Hinter einer Wegbiegung wird der Klüt sichtbar. In den Straßen Hamelns drängt sich der Verkehr. Zurückflutender Tross zeigt die Nähe der Front. Am Brückenkopf steige ich aus. In fünf Minuten bin ich in der Weberstraße. Die Familie ist nicht daheim, Horst in einem HJ-Lager, wo der Werwolf aufgezogen und darüber beraten wird,ob man im Süntel den Kampf bis aufs Messer fortsetzen soll.

Die Amerikaner stehen bereits bei Helpensen.
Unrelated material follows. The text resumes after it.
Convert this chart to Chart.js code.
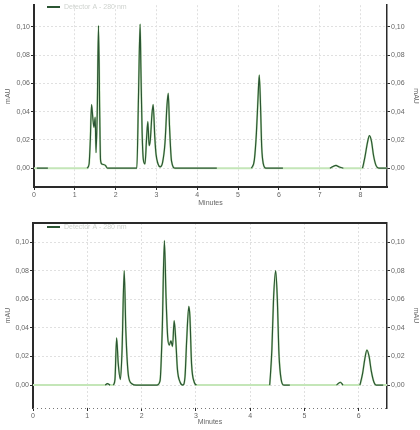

Halb ausgezogen werfe ich mich abends auf mein Bett und versinke in einen unruhigen Halbschlaf, während die am Klüthang aufgefahrenen Geschütze der Amerikaner von Zeit zu Zeit aufbellen und das tiefe Gebrumm der herandröhnenden feindlichen Panzer die Luft durchzittert. Morgens gegen 5 Uhr ein furchtbarer Knall: Die Weserbrücke wird gesprengt. Faustdicke Brocken fliegen bis in unsere Nähe. Ich gehe in die Küche und mache mir eine Tasse Kaffee. Auf den Stufen meines Hauses sitzend, sehe ich, wie die ersten amerikanischen Soldaten, drei Mann, die MP in ihrer Hand, vom Klüt herkommend, in die Weberstraße einbiegen und einen verwundeten Landser, der, auf Krücken gestützt, über dieStraße humpelt, mit einer Kopfbewegung nach hinten weisen - finis germaniae."